Designed to be unstaffed, the center’s interpretive displays yield a depth of information comparable to the park’s Web site. But just in case a warm body is needed, enthusiastic knowledgeable uniformed volunteers roamed outside to answer questions. Debby Mensch, who oversees the 27 volunteers, noted, “Over half previously worked for the park.”

Other riders boarded at one of the 16 shuttle stops. Topped with arty mountain cutouts and melding shuttle information with wildlife facts, the shuttle stops are more than a place to wait for a bus. Each sign features different wildlife with prints captured below in cement – the grizzly bear at The Loop or bald eagle at Fish Creek.

With 29 drivers hired for the east side and 63 for the west, the park’s newest employees work under Flathead County’s Eagle Transit, rather than the National Park Service. They are mostly behind-the-wheel professionals experienced in school bus and truck driving. With bus driving in her blood, Courtney Fisher drives the 30-minute shuttle loop through Apgar-Fish Creek. Her father Phil owned a Flathead school bus business for 40 years. Like many other park employees, she’s here for the summer while looking for a teaching job.

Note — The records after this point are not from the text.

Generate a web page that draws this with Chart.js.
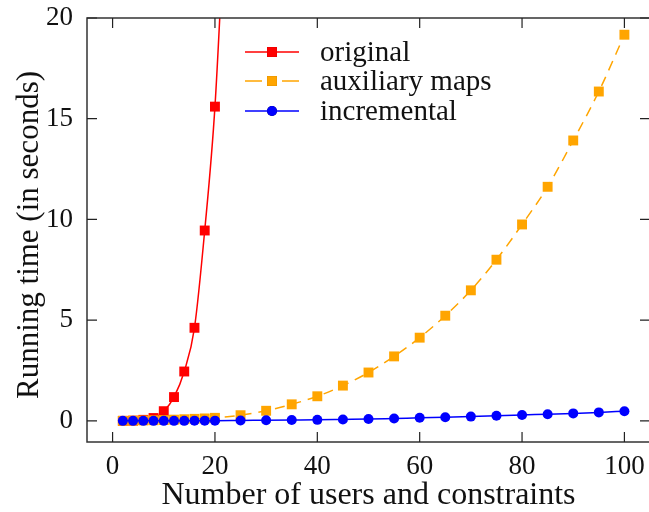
<!DOCTYPE html>
<html lang="en">
<head>
    <meta charset="UTF-8">
    <title>Running time</title>
    <style>
        body {
            margin: 0;
            padding: 0;
            background: white;
            overflow: hidden;
        }
        .chart-container {
            width: 660px;
            height: 512px;
        }
    </style>
    <script src="https://cdn.jsdelivr.net/npm/chart.js"></script>
</head>
<body>
    <div class="chart-container">
        <canvas id="runningTimeChart" width="660" height="512"></canvas>
    </div>

    <script>
    // x values (number of users and constraints)
    const xOriginal = [2, 4, 6, 8, 10, 12, 14, 16, 18, 20, 22];
    const xAll = [2, 4, 6, 8, 10, 12, 14, 16, 18, 20,
                  25, 30, 35, 40, 45, 50, 55, 60, 65, 70, 75, 80, 85, 90, 95, 100];

    // running times in seconds
    const original = [0.0, 0.01, 0.05, 0.14, 0.48, 1.18, 2.45, 4.62, 9.45, 15.6, 25.5];
    const auxiliary = [0.0, 0.01, 0.02, 0.03, 0.04, 0.06, 0.08, 0.1, 0.12, 0.15,
                       0.28, 0.5, 0.82, 1.22, 1.75, 2.4, 3.2, 4.13, 5.22, 6.48, 8.0, 9.75, 11.62, 13.92, 16.35, 19.17];
    const incremental = [0, 0, 0, 0, 0, 0, 0, 0.01, 0.01, 0.01,
                         0.02, 0.03, 0.04, 0.05, 0.07, 0.09, 0.12, 0.15, 0.18, 0.21, 0.25, 0.29, 0.33, 0.37, 0.42, 0.48];

    const xTicks = [0, 20, 40, 60, 80, 100];
    const yTicks = [0, 5, 10, 15, 20];
    const seriesNames = ["original", "auxiliary maps", "incremental"];
    const yTitle = "Running time (in seconds)";

    const serif = "'Liberation Serif', 'Times New Roman', serif";

    function toPoints(xs, ys) {
        return xs.map((x, i) => ({ x: x, y: ys[i] }));
    }

    // frame with inward ticks on all four sides, plus the y axis title
    const framePlugin = {
        id: "frame",
        afterDraw(chart) {
            const ctx = chart.ctx;
            const a = chart.chartArea;
            const xs = chart.scales.x, ys = chart.scales.y;
            const len = 10;
            ctx.save();
            ctx.strokeStyle = "#333";
            ctx.lineWidth = 1.5;
            ctx.strokeRect(a.left, a.top, a.right - a.left, a.bottom - a.top);
            ctx.lineWidth = 1.2;
            ctx.strokeStyle = "#222";
            ctx.beginPath();
            xTicks.forEach(v => {
                const px = xs.getPixelForValue(v);
                ctx.moveTo(px, a.bottom); ctx.lineTo(px, a.bottom - len);
                ctx.moveTo(px, a.top); ctx.lineTo(px, a.top + len);
            });
            yTicks.forEach(v => {
                const py = ys.getPixelForValue(v);
                ctx.moveTo(a.left, py); ctx.lineTo(a.left + len, py);
                ctx.moveTo(a.right, py); ctx.lineTo(a.right - len, py);
            });
            ctx.stroke();

            // y title sits a bit below the middle of the plot, as in the figure
            ctx.translate(38, 235);
            ctx.rotate(-Math.PI / 2);
            ctx.fillStyle = "#111";
            ctx.font = "31px " + serif;
            ctx.textAlign = "center";
            ctx.textBaseline = "alphabetic";
            ctx.fillText(yTitle, 0, 0);
            ctx.restore();
        }
    };

    // legend: short line with marker, then label
    const legendPlugin = {
        id: "lineLegend",
        afterDraw(chart) {
            const ctx = chart.ctx;
            const x0 = 245, x1 = 299, textX = 320;
            const rows = [52, 81, 111];
            ctx.save();
            chart.data.datasets.forEach((ds, i) => {
                const y = rows[i];
                ctx.strokeStyle = ds.borderColor;
                ctx.lineWidth = ds.borderWidth;
                ctx.beginPath();
                if (ds.borderDash) {
                    ctx.moveTo(x0, y); ctx.lineTo(x0 + 17, y);
                    ctx.moveTo(x1 - 17, y); ctx.lineTo(x1, y);
                } else {
                    ctx.moveTo(x0, y); ctx.lineTo(x1, y);
                }
                ctx.stroke();
                Chart.helpers.drawPoint(ctx, {
                    pointStyle: ds.pointStyle,
                    radius: ds.pointRadius,
                    borderWidth: 0,
                    rotation: 0
                }, (x0 + x1) / 2, y);
                ctx.fillStyle = ds.pointBackgroundColor;
                ctx.fill();
                ctx.fillStyle = "#111";
                ctx.font = "29px " + serif;
                ctx.textBaseline = "middle";
                ctx.textAlign = "left";
                ctx.fillText(seriesNames[i], textX, y + 1);
            });
            ctx.restore();
        }
    };

    new Chart(document.getElementById("runningTimeChart"), {
        type: "line",
        data: {
            datasets: [
                {
                    label: seriesNames[0],
                    data: toPoints(xOriginal, original),
                    borderColor: "#ff0000",
                    backgroundColor: "#ff0000",
                    pointBackgroundColor: "#ff0000",
                    pointBorderColor: "#ff0000",
                    pointStyle: "rect",
                    pointRadius: 7,
                    pointBorderWidth: 0,
                    borderWidth: 1.5,
                    cubicInterpolationMode: "monotone",
                    order: 2
                },
                {
                    label: seriesNames[1],
                    data: toPoints(xAll, auxiliary),
                    borderColor: "#ffa500",
                    backgroundColor: "#ffa500",
                    pointBackgroundColor: "#ffa500",
                    pointBorderColor: "#ffa500",
                    pointStyle: "rect",
                    pointRadius: 7,
                    pointBorderWidth: 0,
                    borderWidth: 1.5,
                    borderDash: [10, 7],
                    cubicInterpolationMode: "monotone",
                    order: 1
                },
                {
                    label: seriesNames[2],
                    data: toPoints(xAll, incremental),
                    borderColor: "#0000ff",
                    backgroundColor: "#0000ff",
                    pointBackgroundColor: "#0000ff",
                    pointBorderColor: "#0000ff",
                    pointStyle: "circle",
                    pointRadius: 5,
                    pointBorderWidth: 0,
                    borderWidth: 1.5,
                    cubicInterpolationMode: "monotone",
                    order: 0
                }
            ]
        },
        options: {
            responsive: false,
            animation: false,
            layout: { padding: { top: 18, right: 10, left: 0, bottom: 0 } },
            plugins: {
                legend: { display: false },
                tooltip: { enabled: false }
            },
            scales: {
                x: {
                    type: "linear",
                    min: -5,
                    max: 105,
                    grid: { display: false, drawTicks: false },
                    border: { display: false },
                    afterBuildTicks: s => { s.ticks = xTicks.map(v => ({ value: v })); },
                    afterFit: s => { s.height = 70; s.paddingLeft = 0; s.paddingRight = 0; },
                    ticks: {
                        padding: 9,
                        color: "#111",
                        font: { family: serif, size: 27 }
                    },
                    title: {
                        display: true,
                        text: "Number of users and constraints",
                        color: "#111",
                        font: { family: serif, size: 32, lineHeight: 1.0 },
                        padding: { top: 0, bottom: 0 }
                    }
                },
                y: {
                    min: -1.05,
                    max: 20,
                    grid: { display: false, drawTicks: false },
                    border: { display: false },
                    afterBuildTicks: s => { s.ticks = yTicks.map(v => ({ value: v })); },
                    afterFit: s => { s.width = 87; s.paddingTop = 0; s.paddingBottom = 0; },
                    ticks: {
                        padding: 14,
                        color: "#111",
                        font: { family: serif, size: 27 }
                    }
                }
            }
        },
        plugins: [framePlugin, legendPlugin]
    });
    </script>
</body>
</html>
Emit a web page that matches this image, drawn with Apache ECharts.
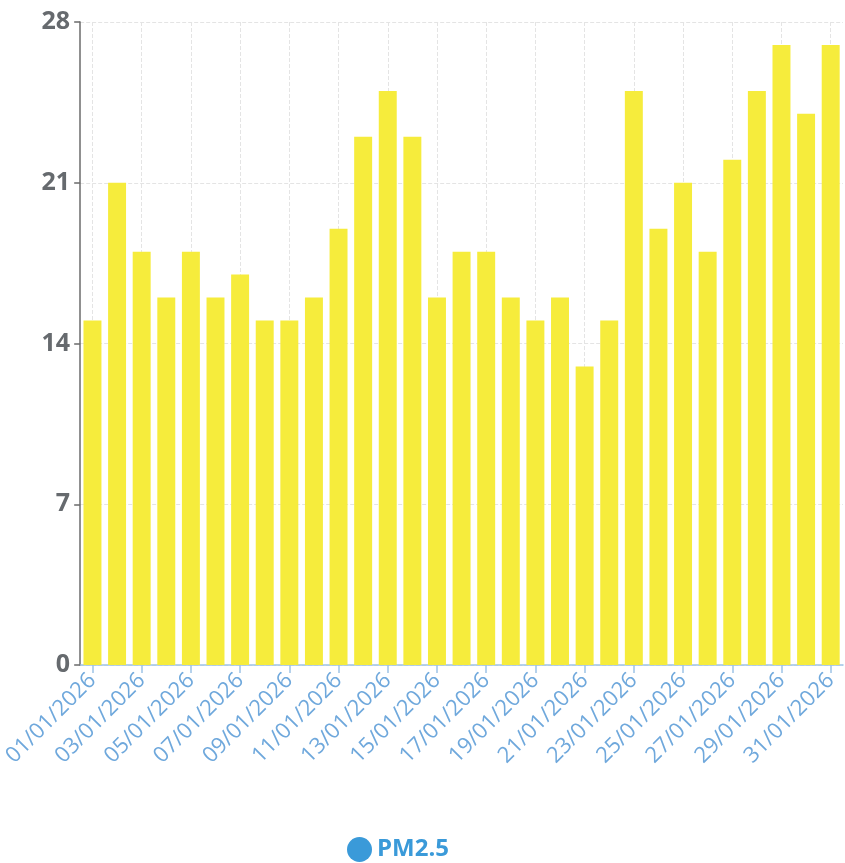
<!DOCTYPE html>
<html><head><meta charset="utf-8">
<script src="https://cdn.jsdelivr.net/npm/echarts@6/dist/echarts.min.js"></script>
<style>html,body{margin:0;padding:0;background:#fff}#c{width:845px;height:863px}</style>
</head><body><div id="c"></div>
<script>
const categories = ["01/01/2026","02/01/2026","03/01/2026","04/01/2026","05/01/2026","06/01/2026","07/01/2026","08/01/2026","09/01/2026","10/01/2026","11/01/2026","12/01/2026","13/01/2026","14/01/2026","15/01/2026","16/01/2026","17/01/2026","18/01/2026","19/01/2026","20/01/2026","21/01/2026","22/01/2026","23/01/2026","24/01/2026","25/01/2026","26/01/2026","27/01/2026","28/01/2026","29/01/2026","30/01/2026","31/01/2026"];
const pm25 = [15,21,18,16,18,16,17,15,15,16,19,23,25,23,16,18,18,16,15,16,13,15,25,19,21,18,22,25,27,24,27];
const yTicks = {min:0, max:28, interval:7};

const chart = echarts.init(document.getElementById('c'));
chart.setOption({
  animation:false,
  grid:{left:80,right:2,top:22,bottom:198,containLabel:false},
  legend:{
    data:[{name:'PM2.5',icon:'circle',itemStyle:{color:'#3a9ad9'}}],
    left:342, top:832, itemWidth:25, itemHeight:25, itemGap:9,
    textStyle:{color:'#3a9ad9',fontSize:24,fontWeight:'bold',fontFamily:'Open Sans'}
  },
  xAxis:{
    type:'category', data:categories,
    axisLine:{lineStyle:{color:'#9fc3e6',width:1.5}},
    axisTick:{show:true,interval:1,alignWithLabel:true,length:8,lineStyle:{color:'#9fc3e6',width:1.5}},
    axisLabel:{interval:1,rotate:45,color:'#6fa8dc',fontSize:22,fontFamily:'Open Sans',margin:12},
    splitLine:{show:true,interval:1,alignWithLabel:true,lineStyle:{color:'#e4e4e4',type:'dashed'}}
  },
  yAxis:{
    type:'value', min:yTicks.min, max:yTicks.max, interval:yTicks.interval,
    axisLine:{show:true,lineStyle:{color:'#6b6b6b',width:1.5}},
    axisTick:{show:true,length:6,lineStyle:{color:'#6b6b6b',width:1.5}},
    axisLabel:{color:'#666a6e',fontSize:25,fontWeight:'bold',fontFamily:'Open Sans',margin:10},
    splitLine:{show:true,lineStyle:{color:'#e4e4e4',type:'dashed'}}
  },
  series:[{
    name:'PM2.5', type:'bar', data:pm25, barCategoryGap:'27%',
    itemStyle:{color:'#f6ec3c'}
  }]
});
</script></body></html>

While drivers may identify Heaven’s Peak, they are not interpretive guides with encyclopedic park-wide knowledge, but they are eager. “I got to work this morning and said, ‘Cool!’” said driver Scott Zahler, who reported the Sprinters handled like cars. On the west side, he makes two Logan Pass trips per shift-dodging visitors who hug centerlines. Two hours up, two hours down, repeat.

On a late afternoon bus leaving Logan Pass, a family foursome recently immigrated to Kalispell from Indiana hopped the big-windowed shuttles for their first Glacier introduction. Two Highline Trail hikers from Pennsylvania also rode down to their Sprague Creek campsite with plans to catch the bus to Lake McDonald Lodge for dinner.

At Avalanche, the shuttle added a New York couple. They rode earlier to Logan Pass to touch snow before dropping back down the west side to walk Trail of the Cedars. Now, they were headed toward their too-large-for-the-Sun Road RV at Fish Creek. “I’d rather let them do the driving,” said the smiling New Yorker who assumed the park shuttles had been running for years, not one day.

For hikers, the shuttle eliminated the race for coveted parking spots amid the opening day skier, sightseer, and hiker mayhem at Logan Pass. On the return to Apgar, instead of squishing into a hot car baked in the sun, they climbed onto an air-conditioned rig. With comfortable seats and a smooth ride, some even cat-napped – no fighting the sleep-inducing Lake McDonald curves behind a wheel.

“We have plenty of rough edges,” notes Danczyk. On board GPS computers, for instance, won’t even be integrated until next season. “Our big challenge is piling this on all of the road work in a year where the emergency work challenges are particularly daunting.”

Daunting, perhaps, but it’s a dazzling start.